Sr. Director:

Apenas recibido el Espíritu Santo, el día de Pentecostés, los apóstoles y los discípulos del Señor perdieron los miedos, no se hicieron muchas cavilaciones para estudiar si los oyentes les iban a creer o no, y comenzaron a hablar. Hablaban solo una lengua, y los que aquel día estaban en Jerusalén, de culturas y lenguas muy diferentes, les escucharon en su propia lengua, les entendieron y miles se bautizaron. El milagro seguirá ocurriendo a lo largo de los siglos, hasta el cierre de la historia.

Y no tuvieron la menor duda de seguir predicando a Cristo, muerto y resucitado, en medio de las situaciones contrarias a la Verdad, a Cristo, que pululaban en la “cultura” entonces: ídolos, diocesillos caseros, libertinaje de las costumbres, fornicación, homosexualidad, adulterios, etc. etc.

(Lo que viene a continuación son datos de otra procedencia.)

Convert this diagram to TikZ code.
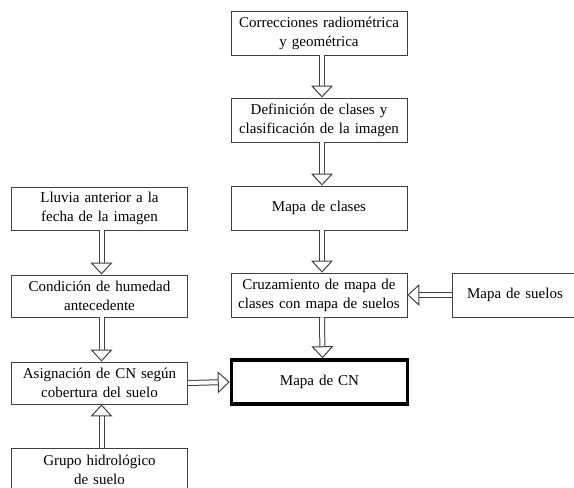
\documentclass[tikz,border=0pt]{standalone}
\usepackage{fontspec}
\setmainfont{Liberation Serif}
\usetikzlibrary{arrows.meta}
\tikzset{
  caja/.style={rectangle, draw=black!75, line width=0.9pt, minimum width=176pt, minimum height=44pt, text width=172pt, align=center, inner sep=0pt, font=\fontsize{15}{19}\selectfont},
  final/.style={caja, draw=black, line width=3.5pt},
  flecha/.style={draw=black!75, line width=1pt, double=white, double distance=4pt, -{Triangle[open, length=12pt, width=22pt]}}
}

\begin{document}
\begin{tikzpicture}[x=1pt, y=-1pt]
    \useasboundingbox (0,0) rectangle (574,488);
    % Columna derecha
    \node [caja] (corr) at (319,33) {Correcciones radiométrica\\y geométrica};
    \node [caja] (defi) at (319,120) {Definición de clases y\\clasificación de la imagen};
    \node [caja] (clases) at (319,208) {Mapa de clases};
    \node [caja] (cruz) at (319,295) {Cruzamiento de mapa de\\clases con mapa de suelos};
    \node [final] (mapacn) at (319.5,382) {Mapa de CN};
    \node [caja, minimum width=126pt, text width=122pt] (suelos) at (515,295) {Mapa de suelos};

    % Columna izquierda
    \node [caja, minimum height=43pt] (lluvia) at (99.5,208.5) {Lluvia anterior a la\\fecha de la imagen};
    \node [caja, minimum height=42pt] (humedad) at (99.5,296) {Condición de humedad\\antecedente};
    \node [caja, minimum height=42pt] (asig) at (99.5,383) {Asignación de CN según\\cobertura del suelo};
    \node [caja] (grupo) at (99.5,470) {Grupo hidrológico\\de suelo};

    % Flechas
    \draw [flecha] ([xshift=3pt]corr.south) -- ([xshift=3pt]defi.north);
    \draw [flecha] ([xshift=3pt]defi.south) -- ([xshift=3pt]clases.north);
    \draw [flecha] ([xshift=3pt]clases.south) -- ([xshift=3pt]cruz.north);
    \draw [flecha] ([xshift=3pt]cruz.south) -- ([xshift=3pt]mapacn.north);
    \draw [flecha] (suelos.west) -- (cruz.east);
    \draw [flecha] ([xshift=2pt]lluvia.south) -- ([xshift=2pt]humedad.north);
    \draw [flecha] ([xshift=2pt]humedad.south) -- ([xshift=2pt]asig.north);
    \draw [flecha] ([xshift=2pt]grupo.north) -- ([xshift=2pt]asig.south);
    \draw [flecha] (asig.east) -- (mapacn.west);
\end{tikzpicture}
\end{document}
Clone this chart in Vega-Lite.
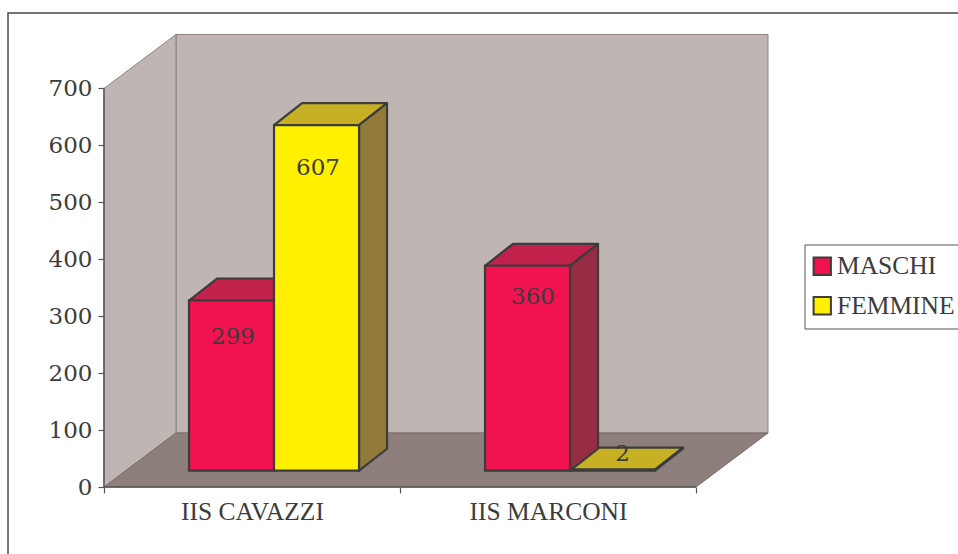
{
"$schema":"https://vega.github.io/schema/vega-lite/v6.json",
"width":665,"height":453,"autosize":{"type":"none"},
"padding":{"left":104,"top":34,"right":189,"bottom":67},
"background":"white",
"config":{"view":{"stroke":null},"font":"Liberation Serif"},
"resolve":{"axis":{"x":"independent","y":"independent"}},
"layer":[
{"data":{"values":[{"part":"frame"}]},
 "mark":{"type":"rect","fill":"transparent","stroke":"#4a4a4a","strokeWidth":1.5},
 "encoding":{
  "x":{"datum":-0.3243,"type":"quantitative","scale":{"domain":[0,2.2466],"zero":false,"nice":false},
   "axis":{"values":[0,0.5,1,1.5,2],"title":null,"grid":false,"domain":false,"labelFont":"Liberation Serif","labelFontSize":25.5,"labelColor":"#3c3c3c","labelPadding":12,"labelOverlap":false,"labelFlush":false,"tickColor":"#555555","tickWidth":1.2,"tickSize":{"condition":{"test":"datum.value % 1 === 0","value":6},"value":0},"labelExpr":"datum.value === 0.5 ? 'IIS CAVAZZI' : datum.value === 1.5 ? 'IIS MARCONI' : ''"}},
  "x2":{"datum":3.0},
  "y":{"datum":832.6,"type":"quantitative","scale":{"domain":[0,795.7],"zero":false,"nice":false},
   "axis":{"values":[0,100,200,300,400,500,600,700],"title":null,"grid":false,"domain":false,"labelFont":"DejaVu Serif","labelFontSize":23,"labelColor":"#3c3c3c","labelPadding":6,"tickColor":"#555555","tickWidth":1.2,"tickSize":6}},
  "y2":{"datum":-150}
 }},
{"data":{"values":[{"part":"back wall"}]},
 "mark":{"type":"rect","fill":"#bfb5b3","stroke":"#8f827d","strokeWidth":1},
 "encoding":{"x":{"datum":0.2432,"type":"quantitative","axis":null},"x2":{"datum":2.2432},"y":{"datum":94.85,"type":"quantitative","axis":null},"y2":{"datum":794.85}}},
{"data":{"values":[{"t":0},{"t":1}]},
 "transform":[{"calculate":"datum.t*0.2432","as":"wx"},{"calculate":"datum.t*94.85","as":"wy"},{"calculate":"700+datum.t*94.85","as":"wy2"}],
 "mark":{"type":"area","orient":"vertical","fill":"#bfb5b3","stroke":"#8f827d","strokeWidth":1,"opacity":1},
 "encoding":{"x":{"field":"wx","type":"quantitative","axis":null},"y":{"field":"wy2","type":"quantitative","axis":null},"y2":{"field":"wy"}}},
{"data":{"values":[{"t":0},{"t":1}]},
 "transform":[{"calculate":"datum.t*0.2432","as":"wx"},{"calculate":"2+datum.t*0.2432","as":"wx2"},{"calculate":"datum.t*94.85","as":"wy"}],
 "mark":{"type":"area","orient":"horizontal","fill":"#8d7f7b","stroke":"#7a6d69","strokeWidth":1,"opacity":1},
 "encoding":{"y":{"field":"wy","type":"quantitative","axis":null},"x":{"field":"wx","type":"quantitative","axis":null},"x2":{"field":"wx2"}}},
{"data":{"values":[{"part":"y axis"}]},
 "mark":{"type":"rule","stroke":"#555555","strokeWidth":1.5},
 "encoding":{"x":{"datum":0,"type":"quantitative","axis":null},"y":{"datum":0,"type":"quantitative","axis":null},"y2":{"datum":700}}},
{"data":{"values":[{"part":"x axis"}]},
 "mark":{"type":"rule","stroke":"#555555","strokeWidth":1.5},
 "encoding":{"y":{"datum":0,"type":"quantitative","axis":null},"x":{"datum":0,"type":"quantitative","axis":null},"x2":{"datum":2}}},
{"data":{"values":[
 {"school":"IIS CAVAZZI","sex":"MASCHI","value":299},
 {"school":"IIS CAVAZZI","sex":"FEMMINE","value":607},
 {"school":"IIS MARCONI","sex":"MASCHI","value":360},
 {"school":"IIS MARCONI","sex":"FEMMINE","value":2}]},
 "transform":[
  {"calculate":"datum.school === 'IIS CAVAZZI' ? 0 : 1","as":"i"},
  {"calculate":"datum.sex === 'MASCHI' ? 0 : 1","as":"g"},
  {"calculate":"datum.i + 0.2872*(1+datum.g)","as":"x0"},
  {"calculate":"datum.x0 + 0.2872","as":"x1"},
  {"calculate":"28.6","as":"yb"},
  {"calculate":"28.6 + datum.value","as":"yt"}
 ],
 "layer":[
  {"transform":[{"calculate":"[0,1]","as":"t"},{"flatten":["t"]},
    {"calculate":"datum.x0+datum.t*0.0946","as":"ax"},{"calculate":"datum.x1+datum.t*0.0946","as":"ax2"},{"calculate":"datum.yt+datum.t*38.6","as":"ay"}],
   "mark":{"type":"area","orient":"horizontal","stroke":"#3c3c3c","strokeWidth":2.2,"strokeJoin":"round","opacity":1},
   "encoding":{"y":{"field":"ay","type":"quantitative","axis":null},"x":{"field":"ax","type":"quantitative","axis":null},"x2":{"field":"ax2"},
    "detail":{"field":"x0"},
    "fill":{"condition":{"test":"datum.sex === 'MASCHI'","value":"#c1214a"},"value":"#c8b025"}}},
  {"transform":[{"calculate":"[0,1]","as":"t"},{"flatten":["t"]},
    {"calculate":"datum.x1+datum.t*0.0946","as":"ax"},{"calculate":"datum.yt+datum.t*38.6","as":"ay"},{"calculate":"datum.yb+datum.t*38.6","as":"ay2"}],
   "mark":{"type":"area","orient":"vertical","stroke":"#3c3c3c","strokeWidth":2.2,"strokeJoin":"round","opacity":1},
   "encoding":{"x":{"field":"ax","type":"quantitative","axis":null},"y":{"field":"ay","type":"quantitative","axis":null},"y2":{"field":"ay2"},
    "detail":{"field":"x0"},
    "fill":{"condition":{"test":"datum.sex === 'MASCHI'","value":"#962d45"},"value":"#927b38"}}},
  {"mark":{"type":"rect","stroke":"#3c3c3c","strokeWidth":2.2,"opacity":1},
   "encoding":{"x":{"field":"x0","type":"quantitative","axis":null},"x2":{"field":"x1"},"y":{"field":"yt","type":"quantitative","axis":null},"y2":{"field":"yb"},
    "fill":{"field":"sex","type":"nominal","scale":{"domain":["MASCHI","FEMMINE"],"range":["#f0134f","#fff000"]},
     "legend":{"title":null,"orient":"none","legendX":700.5,"legendY":210.5,"padding":9,"strokeColor":"#555555","fillColor":"white","labelFont":"Liberation Serif","labelFontSize":25.5,"labelColor":"#3c3c3c","labelOffset":2,"symbolOffset":-4,"rowPadding":12.5,"symbolType":"square","symbolSize":300,"symbolStrokeColor":"#3c3c3c","symbolStrokeWidth":2,"symbolOpacity":1,"labelLimit":300}}}},
  {"transform":[
    {"calculate":"(datum.x0+datum.x1)/2 + ({'299':1.5,'607':1.5,'360':5.5,'2':10})[datum.value]/296","as":"lx"},
    {"calculate":"({'299':263.5,'607':560.3,'360':333.7,'2':58})[datum.value]","as":"ly"}],
   "mark":{"type":"text","font":"DejaVu Serif","fontSize":23,"color":"#3c3c3c","baseline":"middle","align":"center"},
   "encoding":{"x":{"field":"lx","type":"quantitative","axis":null},"y":{"field":"ly","type":"quantitative","axis":null},"text":{"field":"value","type":"quantitative"}}}
 ]}
]
}
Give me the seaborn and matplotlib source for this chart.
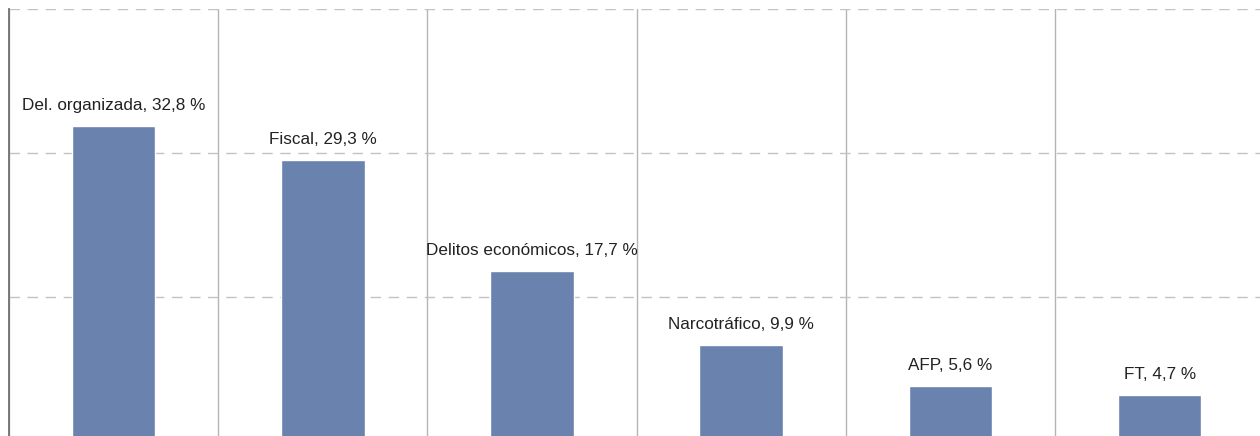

Como tampoco aceptaron las costumbres ancestrales todos los misioneros que convirtieron África. No cedieron ante la poligamia, y por supuesto, ante los pequeños dioses hogareños, ante las pachamamas del momento y del lugar, que los mismos africanos apartaron de su mirada.

La apertura del Vaticano II no era hacía un abandono de las doctrinas que pudieran chocar con la cultura actual, sino una invitación a los creyentes para que nos preparásemos bien y pudiéramos “dar razón de nuestra esperanza” a quienes habían abandonado la fe al reducir los horizontes del hombre por negar la vida eterna, la moral sexual, la ley natural, la divinidad de Cristo, la familia, etc.

Ni a san Pablo ni a ninguno de los apóstoles se les ocurrió ponerse a dialogar para llegar a un acuerdo sobre Dios, sobre Cristo sobre sus mandamientos. Ellos anunciaron al Resucitado, la conversión del pecado, el arrepentimiento, el perdón y la misericordia de Dios; y la invitación a rehacer la vida, adorando a Dios y abriendo la mirada a la Vida Eterna: muerte, juicio, infierno y Gloria.